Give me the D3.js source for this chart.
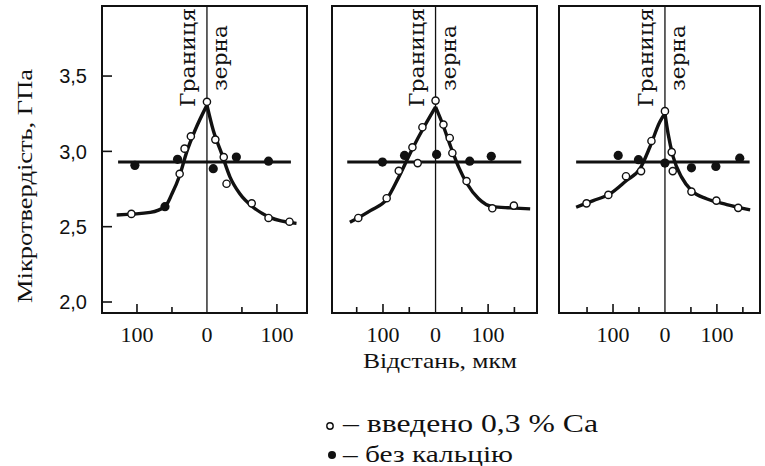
<!DOCTYPE html>
<html>
<head>
<meta charset="utf-8">
<script src="https://cdn.jsdelivr.net/npm/d3@7"></script>
<style>
  body { margin: 0; background: #fff; }
</style>
</head>
<body>
<script>
// values (distance in um, hardness in GPa)
const yTicks = [2.0, 2.5, 3.0, 3.5];
const yTickLabels = ['2,0', '2,5', '3,0', '3,5'];
const xTicks = [-150, -100, -50, 0, 50, 100, 150];
const xLabelTicks = [-100, 0, 100];
const xDomains = [[-150, 143], [-197, 193], [-204, 183]];

const flatLevel = [2.929, 2.929, 2.929];
const flatRange = [[-127, 120], [-168, 163], [-171, 163]];

const open1 = [[-108, 2.585], [-39, 2.851], [-32, 3.018], [-23, 3.10], [0, 3.329], [12, 3.078],
               [24, 2.962], [28, 2.785], [64, 2.655], [88, 2.558], [118, 2.533]];
const filled1 = [[-103, 2.907], [-60, 2.633], [-42, 2.947], [9, 2.885], [42, 2.962], [88, 2.935]];
const fit1 = [[-129, 2.578], [-81, 2.595], [-60, 2.633], [-50, 2.718], [-39, 2.84], [-29, 2.995],
              [-17, 3.14], [0, 3.307], [9, 3.14], [21, 2.985], [33, 2.829], [47, 2.718],
              [66, 2.629], [90, 2.562], [128, 2.522]];

const open2 = [[-147, 2.558], [-93, 2.689], [-70, 2.871], [-44, 3.027], [-25, 3.16], [0, 3.337],
               [15, 3.178], [27, 3.089], [32, 2.989], [-34, 2.922], [59, 2.803], [108, 2.622], [149, 2.64]];
const filled2 = [[-101, 2.929], [-59, 2.973], [2, 2.98], [65, 2.935], [106, 2.967]];
const fit2 = [[-163, 2.529], [-124, 2.607], [-93, 2.682], [-70, 2.829], [-44, 3.018], [-22, 3.162],
              [0, 3.295], [13, 3.185], [29, 3.029], [44, 2.895], [60, 2.785], [82, 2.685],
              [108, 2.633], [143, 2.625], [180, 2.618]];

const open3 = [[-151, 2.655], [-109, 2.711], [-75, 2.835], [-46, 2.869], [-26, 3.069], [0, 3.267],
               [13, 2.995], [15, 2.869], [51, 2.733], [99, 2.673], [141, 2.625]];
const filled3 = [[-90, 2.973], [-51, 2.945], [0, 2.922], [51, 2.891], [98, 2.9], [144, 2.955]];
const fit3 = [[-171, 2.629], [-138, 2.673], [-106, 2.718], [-74, 2.807], [-48, 2.885], [-29, 3.029],
              [-10, 3.195], [0, 3.251], [6, 3.118], [16, 2.962], [32, 2.829], [51, 2.74],
              [80, 2.685], [119, 2.647], [164, 2.611]];

const panels = [
  {open: open1, filled: filled1, fit: fit1},
  {open: open2, filled: filled2, fit: fit2},
  {open: open3, filled: filled3, fit: fit3}
];

const serif = '"Liberation Serif", "Times New Roman", serif';
const sans = '"Liberation Sans", Arial, sans-serif';
const slab = '"DejaVu Serif", "Courier New", serif';

const width = 765, height = 466;
const plotTop = 6, plotBottom = 313;
const lefts = [102, 332, 559];
const rights = [307, 537, 760];

const svg = d3.select('body')
              .append('svg')
              .attr('width', width)
              .attr('height', height);

const y = d3.scaleLinear().domain([1.927, 3.965]).range([plotBottom, plotTop]);

const line = d3.line()
               .curve(d3.curveMonotoneX);

panels.forEach((p, i) => {
    const x = d3.scaleLinear().domain(xDomains[i]).range([lefts[i], rights[i]]);
    const g = svg.append('g');
    line.x(d => x(d[0])).y(d => y(d[1]));

    // bottom ticks, pointing inwards
    g.selectAll('.xtick')
     .data(xTicks.filter(t => t > xDomains[i][0] + 5 && t < xDomains[i][1] - 5 && t !== 0))
     .enter()
     .append('line')
     .attr('x1', d => x(d)).attr('x2', d => x(d))
     .attr('y1', plotBottom).attr('y2', d => plotBottom - (Math.abs(d) === 100 ? 9 : 6))
     .attr('stroke', '#111').attr('stroke-width', 1.6);

    g.selectAll('.xlabel')
     .data(xLabelTicks)
     .enter()
     .append('text')
     .attr('x', d => x(d))
     .attr('y', 342)
     .attr('text-anchor', 'middle')
     .style('font-family', serif)
     .style('font-size', '22px')
     .attr('fill', '#111')
     .text(d => Math.abs(d));

    // grain boundary
    g.append('line')
     .attr('x1', x(0)).attr('x2', x(0))
     .attr('y1', plotTop).attr('y2', plotBottom)
     .attr('stroke', '#111').attr('stroke-width', 1.3);

    g.append('text')
     .attr('transform', `translate(${x(0) - 12},107) rotate(-90)`)
     .attr('textLength', 99).attr('lengthAdjust', 'spacingAndGlyphs')
     .style('font-family', slab).style('font-size', '21px')
     .attr('fill', '#111')
     .text('Границя');
    g.append('text')
     .attr('transform', `translate(${x(0) + 20},91) rotate(-90)`)
     .attr('textLength', 66).attr('lengthAdjust', 'spacingAndGlyphs')
     .style('font-family', slab).style('font-size', '21px')
     .attr('fill', '#111')
     .text('зерна');

    // without Ca: flat line
    g.append('line')
     .attr('x1', x(flatRange[i][0])).attr('x2', x(flatRange[i][1]))
     .attr('y1', y(flatLevel[i])).attr('y2', y(flatLevel[i]))
     .attr('stroke', '#111').attr('stroke-width', 3);

    // with Ca: fitted peak, drawn as two branches so the top stays sharp
    const peak = d3.maxIndex(p.fit, d => d[1]);
    [p.fit.slice(0, peak + 1), p.fit.slice(peak)].forEach(branch => {
        g.append('path')
         .attr('d', line(branch))
         .attr('fill', 'none')
         .attr('stroke', '#111')
         .attr('stroke-width', 3.4);
    });

    g.selectAll('.filled')
     .data(p.filled)
     .enter()
     .append('circle')
     .attr('cx', d => x(d[0])).attr('cy', d => y(d[1]))
     .attr('r', 4.6)
     .attr('fill', '#111');

    g.selectAll('.open')
     .data(p.open)
     .enter()
     .append('circle')
     .attr('cx', d => x(d[0])).attr('cy', d => y(d[1]))
     .attr('r', 3.6)
     .attr('fill', '#fff')
     .attr('stroke', '#111')
     .attr('stroke-width', 1.4);

    // frame
    g.append('rect')
     .attr('x', lefts[i]).attr('y', plotTop)
     .attr('width', rights[i] - lefts[i]).attr('height', plotBottom - plotTop)
     .attr('fill', 'none')
     .attr('stroke', '#111').attr('stroke-width', 2);
});

// y axis on the first panel only
const yAxis = svg.append('g');
yAxis.selectAll('line')
     .data(yTicks)
     .enter()
     .append('line')
     .attr('x1', lefts[0]).attr('x2', lefts[0] + 10)
     .attr('y1', d => y(d)).attr('y2', d => y(d))
     .attr('stroke', '#111').attr('stroke-width', 1.6);
yAxis.selectAll('text')
     .data(yTicks)
     .enter()
     .append('text')
     .attr('x', 87)
     .attr('y', d => y(d))
     .attr('dy', '0.36em')
     .attr('text-anchor', 'end')
     .style('font-family', sans)
     .style('font-size', '20px')
     .attr('fill', '#111')
     .text((d, i) => yTickLabels[i]);

svg.append('text')
   .attr('transform', 'translate(32,186) rotate(-90)')
   .attr('text-anchor', 'middle')
   .attr('textLength', 234).attr('lengthAdjust', 'spacingAndGlyphs')
   .style('font-family', serif).style('font-size', '22px')
   .attr('fill', '#111')
   .text('Мікротвердість, ГПа');

svg.append('text')
   .attr('x', 440).attr('y', 368)
   .attr('text-anchor', 'middle')
   .attr('textLength', 154).attr('lengthAdjust', 'spacingAndGlyphs')
   .style('font-family', serif).style('font-size', '21px')
   .attr('fill', '#111')
   .text('Відстань, мкм');

// legend
svg.append('circle')
   .attr('cx', 330).attr('cy', 426).attr('r', 3.2)
   .attr('fill', '#fff').attr('stroke', '#111').attr('stroke-width', 1.4);
svg.append('text')
   .attr('x', 343).attr('y', 432)
   .attr('textLength', 255).attr('lengthAdjust', 'spacingAndGlyphs')
   .style('font-family', serif).style('font-size', '25px')
   .attr('fill', '#111')
   .text('– введено 0,3 % Ca');
svg.append('circle')
   .attr('cx', 332).attr('cy', 455).attr('r', 4)
   .attr('fill', '#111');
svg.append('text')
   .attr('x', 343).attr('y', 462)
   .attr('textLength', 170).attr('lengthAdjust', 'spacingAndGlyphs')
   .style('font-family', serif).style('font-size', '23px')
   .attr('fill', '#111')
   .text('– без кальцію');
</script>
</body>
</html>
++++++++
» **Your task**
Starting at the top of the listing above, reproduce each line up to and including the one with "const xDomains = [[-150, 143], [-197, 193], [-204, 183]];"; omit the pictures.

» **Response for this exercise**
Give me the D3.js source for this chart.
<!DOCTYPE html>
<html>
<head>
<meta charset="utf-8">
<script src="https://cdn.jsdelivr.net/npm/d3@7"></script>
<style>
  body { margin: 0; background: #fff; }
</style>
</head>
<body>
<script>
// values (distance in um, hardness in GPa)
const yTicks = [2.0, 2.5, 3.0, 3.5];
const yTickLabels = ['2,0', '2,5', '3,0', '3,5'];
const xTicks = [-150, -100, -50, 0, 50, 100, 150];
const xLabelTicks = [-100, 0, 100];
const xDomains = [[-150, 143], [-197, 193], [-204, 183]];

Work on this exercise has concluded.